Until May 1996 OASI Foundation offered a Prevention Programme in the Schools, on the Media and in the Community and a Treatment & Rehabilitation Programme from addiction on an out-patients basis. Therapy took consideration also of the needs of the clients’ family members, including children.

In May 1996 another programme, as foreseen in the OASI action plan of 1993, was given a start. This programme on a secondary prevention level offered Immediate Intervention in moment of personal crises as a means to prevent people from turning to the use of substances as an option to solve their personal, painful emotional experiences.

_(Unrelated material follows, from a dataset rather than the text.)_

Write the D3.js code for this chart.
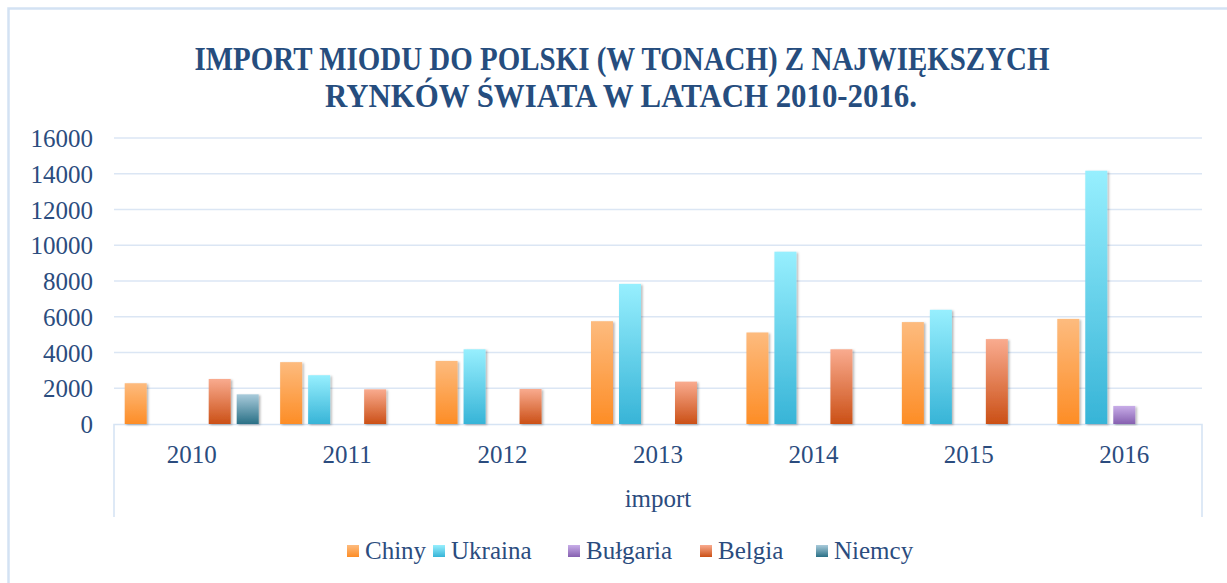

In November 1998 the Foundation made another step forward and opened a residential unit for the treatment of addiction. This move made it possible for the OASI Foundation to offer three separate addiction treatment services: out-patients, day programme and residential treatment - three services tailored for the personal needs and social situations of its clients.

A lifelong recovery presupposes a good follow up care to those who do a therapeutic program for addiction, particularly those who go through intensive residential treatment. Along the ears OASI developed various ways to accomplish this concern. For six years, between 2005 and 2011, a Half-Way House Aftercare Program was piloted and the end results were very positive, but due to financial restrains it had to be closed down. However, the Continued Care Program was restructured and integrated into the final stage of the OASI Residential Addiction Treatment Program.

Requests for the services of the OASI Foundation continued to increase as years went by. This demanded more space to attend to the increased applications for residential treatment. Therefore the Foundation in 2008 embarked on a second extension to the OASI Centre in Victoria, Gozo. A new, larger and more suitable treatment unit was opened in 2011.

The transfer of the treatment unit to the new extension left a vacant space in the OASI premises which in turn gave leeway to an overall reshuffle of the Foundation’s Structure. Consequently in January 2013, in the process of the reorganisation of the services offered by OASI, five separate departments, coordinated under the responsibility of a General Manager accountable to the Board of Directors, were defined. Today the OASI Centre houses under the same roof the Administration, the Volunteers, the Prevention, the Intervention and Treatment & Rehabilitation Services.